I think a problem like this is better solved by making as good a model
as you can of the way the real-life object is constructed,
not by taking some mathematical abstraction.
The elevation of most points in a tunnel follows the elevation of a
line painted down the center of the roadway within that tunnel.
(This could be a fictional line, though in many cases an actual line
is conveniently painted there.)
On either side of the line the surface is at approximately the same elevation, but you may find the elevation increases or decreases
as you travel along the line.
If there are more than two access points to the tunnel (one at each end),
the additional access points are typically made via ramps that branch
off from the main tunnel and then travel some distance until they finally
emerge at the surface of the Earth. Each ramp can have its own slope independently of any other part of the tunnel.
If the given elevation of an "access point" is the elevation where the ramp emerges onto the surface, that elevation may not be the same as any nearby part of the tunnel.
As long as the ramps at the access points are not very long, however, they are likely to be at elevations that are not too different from the elevations of the nearby points along the main roadway of the tunnel.
They might be a few meters higher, but not hundreds of meters higher.
I believe the people who design tunnels generally do not care whether the center line of the tunnel lies all in one plane. They do care about the grade within the tunnel, that is, the slope of the center line.
A reasonable model for a typical tunnel through a mountain with two access points is that the grade is constant throughout the tunnel.
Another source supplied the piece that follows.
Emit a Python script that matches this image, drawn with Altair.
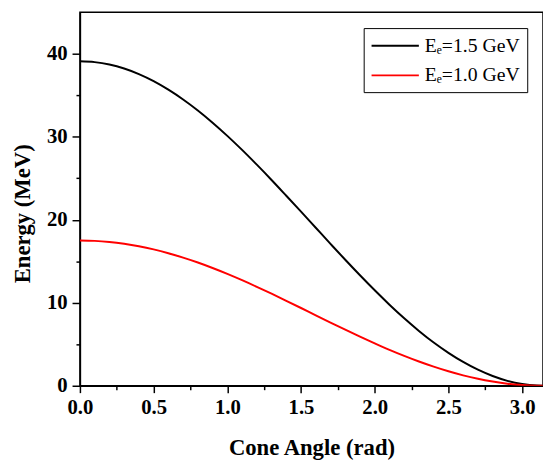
import altair as alt
import pandas as pd

# Cone angle (rad) sampled along the curves
theta = [0.0, 0.1, 0.2, 0.3, 0.4, 0.5, 0.6, 0.7, 0.8, 0.9, 1.0, 1.1, 1.2, 1.3, 1.4, 1.5,
         1.6, 1.7, 1.8, 1.9, 2.0, 2.1, 2.2, 2.3, 2.4, 2.5, 2.6, 2.7, 2.8, 2.9, 3.0, 3.1, 3.14]

# Energy (MeV) for Ee = 1.5 GeV
energy_15 = [39.10, 39.00, 38.71, 38.23, 37.56, 36.71, 35.68, 34.50, 33.17, 31.70, 30.11,
             28.42, 26.64, 24.80, 22.90, 20.98, 19.04, 17.10, 15.18, 13.31, 11.50, 9.77,
             8.13, 6.61, 5.21, 3.97, 2.87, 1.93, 1.17, 0.59, 0.21, 0.02, 0.0]

# Energy (MeV) for Ee = 1.0 GeV
energy_10 = [17.50, 17.46, 17.33, 17.11, 16.81, 16.43, 15.97, 15.44, 14.85, 14.19, 13.48,
             12.72, 11.92, 11.09, 10.24, 9.37, 8.49, 7.62, 6.76, 5.92, 5.11, 4.33, 3.60,
             2.92, 2.30, 1.74, 1.25, 0.84, 0.51, 0.25, 0.09, 0.01, 0.0]

series_names = ["E\u2091=1.5 GeV", "E\u2091=1.0 GeV"]
series_colors = ["#000000", "#ff0000"]

x_ticks = [0.0, 0.25, 0.5, 0.75, 1.0, 1.25, 1.5, 1.75, 2.0, 2.25, 2.5, 2.75, 3.0]
y_ticks = [0, 5, 10, 15, 20, 25, 30, 35, 40]

rows = []
for t, e in zip(theta, energy_15):
    rows.append({"theta": t, "energy": e, "series": series_names[0]})
for t, e in zip(theta, energy_10):
    rows.append({"theta": t, "energy": e, "series": series_names[1]})
df = pd.DataFrame(rows)

SERIF = "Liberation Serif"

chart = alt.Chart(df).mark_line(strokeWidth=2, clip=True, interpolate="monotone").encode(
    x=alt.X(
        "theta:Q",
        scale=alt.Scale(domain=[0, 3.14159], nice=False, zero=False),
        axis=alt.Axis(
            title="Cone Angle (rad)",
            values=x_ticks,
            labelExpr="datum.value % 0.5 === 0 ? format(datum.value, '.1f') : ''",
            tickSize={"condition": {"test": "datum.value % 0.5 === 0", "value": 7}, "value": 4},
            titleY=70,
            titleBaseline="alphabetic",
            labelPadding=4,
        ),
    ),
    y=alt.Y(
        "energy:Q",
        scale=alt.Scale(domain=[0, 45], nice=False),
        axis=alt.Axis(
            title="Energy (MeV)",
            values=y_ticks,
            labelExpr="datum.value % 10 === 0 ? datum.label : ''",
            tickSize={"condition": {"test": "datum.value % 10 === 0", "value": 8}, "value": 4},
            titleX=-51,
            titleY=204,
            titleBaseline="alphabetic",
            labelPadding=5,
        ),
    ),
    color=alt.Color(
        "series:N",
        scale=alt.Scale(domain=series_names, range=series_colors),
        sort=series_names,
        legend=alt.Legend(
            title=None,
            orient="none",
            legendX=288,
            legendY=16,
            symbolType="M-1,0H3.8",
            symbolSize=400,
            symbolStrokeWidth=2,
            labelFont=SERIF,
            labelFontSize=20,
            labelFontWeight="normal",
            labelColor="#000000",
            labelOffset=33,
            labelLimit=300,
            strokeColor="#000000",
            fillColor="#ffffff",
            padding=7,
            rowPadding=9,
        ),
    ),
).properties(
    width=470,
    height=379,
    autosize=alt.AutoSizeParams(type="none"),
    padding={"left": 73, "top": 1, "right": 0, "bottom": 74},
).configure_view(
    stroke="#000000",
    strokeWidth=1.5,
).configure_axis(
    grid=False,
    domainColor="#000000",
    domainWidth=1.5,
    tickColor="#000000",
    tickWidth=1.5,
    labelFont=SERIF,
    labelFontSize=21,
    labelFontWeight="bold",
    labelColor="#000000",
    titleFont=SERIF,
    titleFontSize=23,
    titleFontWeight="bold",
    titleColor="#000000",
    labelFlush=False,
)

chart.save("out.html", embed_options={"renderer": "svg", "actions": False})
If the tunnel curves left or right at some point, it will more likely follow
a helical path there, not a planar curve.
So the first thing I would do in modeling elevations within the tunnel
is to "straighten out" your model of the tunnel to turn it into a
two-dimensional problem instead of a three-dimensional one; but the
two dimensions are not latitude and longitude, rather they are
elevation and driving distance through the tunnel.
For example, if the access points at the two extreme ends of the tunnel are $9$ km apart, but the driving distance between these points is
$10$ km because of the way the tunnel turns left or right,
lay out a straight line segment on the $x$ axis of a graph
with one end of the segment at zero and the other at $10$ km,
and plot the elevations in the $y$ direction.
Plot every other access point at the $x$ coordinate that represents the
driving distance from the "zero" end of the tunnel to that access point.
Provided that the ramps are very short compared to the length of the whole tunnel, a reasonable first approximation is that if there is an access
point at distance $x$ with elevation $y$, the elevation of the
main tunnel at distance $x$ is $y$.
Between access points, a reasonable first approximation is that the
grade is constant.
In other words, if you have $n+2$ access points (the two ends and $n$
intermediate access points) then the graph of the tunnel's elevation
consists of $n+1$ straight line segments linearly interpolated between
consecutive points among the $n+2$ plotted elevations of the access points.
You could make further refinements to the model given real-world knowledge
of how tunnels are built.
For example, you might observe that an intermediate access point is
far above the straight-line path between the elevations of the
access points immediately before and after it, the tunnel engineers
will typically let the main roadway pass a few meters below the access point
and make up the difference by increasing the grade of the ramp to the access point. (I don't know for a fact that it works this way; this is something you would have to get from real-world observations or from tunnel engineers themselves, either directly or via someone else who obtained that information.)
You might be able to refine the estimated elevations by finding out
which directions of traffic in the tunnel have access to each access point.
For example, an access point to an east-west tunnel that allows drivers
to enter the tunnel in the westbound direction is likely to merge into the
main roadway a few dozen meters west of the access point. You could estimate where that point was and plot the access point's elevation at the $x$ coordinate of the merge point rather than the $x$ coordinate of the
point in the tunnel closest to the access point.
Another real-life observation is that when a tunnel crosses a river, its elevation is often lower in the middle than at any of the access points,
because the tunnel is designed to pass below the bottom of the river.
But I think all these extra refinements would only change the estimated
elevation of the tunnel's roadway by a few meters at any given point.
The main source of error that you're trying to correct, following the
surface elevation rather than following a reasonable grade for a tunnel,
is corrected by a very simple 2-D linear interpolation.
The main thing to "correct" after that would occur when tunnels pass
under rivers, and for that you may just have to make a reasonable guess
(e.g., put the tunnel $100$ meters under the surface of the middle $1/3$ of the river, if that is below all the access points, and let it slope upward from there).